Le Bach-kateb (ministre de la Plume), Sidi Mohammed El Aziz Bouattour, mon chef, qui n’était pas loin de moi, me dit que ces larmes, bien que sincères, ne pouvaient être prises en considération, le Bey étant la propre victime de lui-même.

Tout ceci se passa très rapidement, car le Général Bréart ne tarda pas d’arriver au Palais que des cavaliers français vinrent cerner. Et Tahar Belhassen, le général de garde, d’accourir pour calmer l’émotion des dames du Harem dont nous entendîmes les pleurs.
Mustapha Ben Ismaïl pleurait aussi comme une femme. Le Bey et toute l’assistance étaient aussi très émus, sauf le nonagénaire Cheikh Mahmoud Boukhriss, le Kahia du Bach-Kateb, qui resta impassible. Il fut dans la suite le premier à approuver le traité du Protectorat.
Son âge très avancé fut certainement pour beaucoup dans son attitude. En arrivant au Palais, le plénipotentiaire français, le Général Bréart, était muni d’un appareil téléphonique pour correspondre avec le commandant de ses troupes, campées à la Manouba.

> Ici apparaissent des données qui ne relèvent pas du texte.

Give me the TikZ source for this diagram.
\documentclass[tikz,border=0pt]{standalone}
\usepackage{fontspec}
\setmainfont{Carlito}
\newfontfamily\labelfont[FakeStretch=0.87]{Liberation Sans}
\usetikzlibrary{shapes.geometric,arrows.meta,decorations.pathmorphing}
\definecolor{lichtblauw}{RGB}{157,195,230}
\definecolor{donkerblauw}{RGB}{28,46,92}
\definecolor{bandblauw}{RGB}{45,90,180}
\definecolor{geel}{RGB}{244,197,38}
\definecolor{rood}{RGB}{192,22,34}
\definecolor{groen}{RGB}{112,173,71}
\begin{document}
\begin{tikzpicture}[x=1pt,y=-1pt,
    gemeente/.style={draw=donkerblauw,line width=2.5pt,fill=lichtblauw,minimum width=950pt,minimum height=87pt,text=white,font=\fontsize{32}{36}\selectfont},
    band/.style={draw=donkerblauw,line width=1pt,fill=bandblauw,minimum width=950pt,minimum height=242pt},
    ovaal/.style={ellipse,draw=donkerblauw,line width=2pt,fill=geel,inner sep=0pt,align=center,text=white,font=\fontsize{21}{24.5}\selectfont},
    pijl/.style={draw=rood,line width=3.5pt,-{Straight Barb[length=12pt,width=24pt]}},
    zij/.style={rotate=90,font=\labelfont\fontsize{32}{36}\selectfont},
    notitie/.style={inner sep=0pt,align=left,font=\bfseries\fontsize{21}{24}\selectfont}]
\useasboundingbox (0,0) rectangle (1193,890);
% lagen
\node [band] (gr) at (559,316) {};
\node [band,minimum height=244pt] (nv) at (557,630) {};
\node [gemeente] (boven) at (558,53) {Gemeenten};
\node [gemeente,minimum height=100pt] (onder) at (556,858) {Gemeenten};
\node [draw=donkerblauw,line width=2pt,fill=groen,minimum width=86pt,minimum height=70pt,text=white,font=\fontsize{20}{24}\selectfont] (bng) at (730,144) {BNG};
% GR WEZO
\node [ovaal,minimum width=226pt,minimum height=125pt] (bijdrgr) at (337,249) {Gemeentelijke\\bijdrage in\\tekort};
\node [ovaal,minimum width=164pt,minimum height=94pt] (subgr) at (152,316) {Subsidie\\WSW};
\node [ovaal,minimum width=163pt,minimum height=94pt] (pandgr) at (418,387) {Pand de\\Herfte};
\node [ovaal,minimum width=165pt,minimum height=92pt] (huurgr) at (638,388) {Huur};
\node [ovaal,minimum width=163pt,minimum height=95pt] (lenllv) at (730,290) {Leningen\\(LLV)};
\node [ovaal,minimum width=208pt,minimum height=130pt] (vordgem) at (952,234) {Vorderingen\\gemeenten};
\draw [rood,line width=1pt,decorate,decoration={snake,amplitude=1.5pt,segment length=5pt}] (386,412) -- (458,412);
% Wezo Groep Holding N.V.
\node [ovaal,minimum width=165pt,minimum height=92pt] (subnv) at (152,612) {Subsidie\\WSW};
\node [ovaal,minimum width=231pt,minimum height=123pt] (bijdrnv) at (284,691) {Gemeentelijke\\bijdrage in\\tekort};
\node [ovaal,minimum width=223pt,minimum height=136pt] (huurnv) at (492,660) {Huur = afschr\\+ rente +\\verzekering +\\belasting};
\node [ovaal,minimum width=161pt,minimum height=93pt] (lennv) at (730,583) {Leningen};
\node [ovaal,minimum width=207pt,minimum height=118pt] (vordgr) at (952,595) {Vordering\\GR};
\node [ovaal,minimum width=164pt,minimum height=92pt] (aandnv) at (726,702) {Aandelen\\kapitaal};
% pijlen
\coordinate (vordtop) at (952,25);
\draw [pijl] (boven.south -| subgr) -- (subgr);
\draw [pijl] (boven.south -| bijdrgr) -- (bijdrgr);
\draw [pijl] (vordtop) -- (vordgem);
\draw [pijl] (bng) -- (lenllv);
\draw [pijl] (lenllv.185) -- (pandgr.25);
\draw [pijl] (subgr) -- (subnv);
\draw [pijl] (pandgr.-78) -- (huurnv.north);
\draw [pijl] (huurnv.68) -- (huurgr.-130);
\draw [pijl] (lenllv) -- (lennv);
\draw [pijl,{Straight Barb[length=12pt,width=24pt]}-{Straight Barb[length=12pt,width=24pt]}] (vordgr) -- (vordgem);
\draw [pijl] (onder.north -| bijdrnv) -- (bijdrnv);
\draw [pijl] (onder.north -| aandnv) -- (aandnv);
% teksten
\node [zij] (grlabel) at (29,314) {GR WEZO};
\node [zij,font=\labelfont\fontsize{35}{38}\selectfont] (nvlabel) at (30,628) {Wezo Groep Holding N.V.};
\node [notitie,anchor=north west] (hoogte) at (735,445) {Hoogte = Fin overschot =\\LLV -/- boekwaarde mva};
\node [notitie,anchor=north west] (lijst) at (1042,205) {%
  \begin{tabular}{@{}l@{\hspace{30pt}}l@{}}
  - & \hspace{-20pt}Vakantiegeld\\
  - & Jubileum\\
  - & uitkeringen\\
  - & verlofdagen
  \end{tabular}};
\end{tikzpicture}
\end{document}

Il tenait à la main le texte du traité qui était en double expédition. M. Roustan présenta le Général au Bey qui était debout devant son trône. Il dit à Son Altesse que seul maintenant le Général Bréart était chargé de parler avec lui au nom de la France… Et ce dernier de faire donner au Bey lecture, article par article, du traité du Protectorat.

Le Général Elias Mussali assurait le service de la traduction. Après l’achèvement de cette lecture, il était onze heures du matin, le Général Bréart donna cinq heures au Bey pour réfléchir et prendre l’avis de son Conseil. Mais Son Altesse demanda d’ajourner sa réponse au lendemain. Le Général Bréart ne put accéder à ce désir et accorda définitivement au Bey sept heures pour faire connaître sa réponse.
Il eut soin d’insister sur le caractère pacifique et amical du traité dont le rejet pourrait entraîner, a-t-il ajouté, de graves conséquences. On sut, en effet, plus tard, que l’un des frères du Bey, le prince Taïeb, avait promis de signer le traité si la France lui assurait son élévation au trône beylical.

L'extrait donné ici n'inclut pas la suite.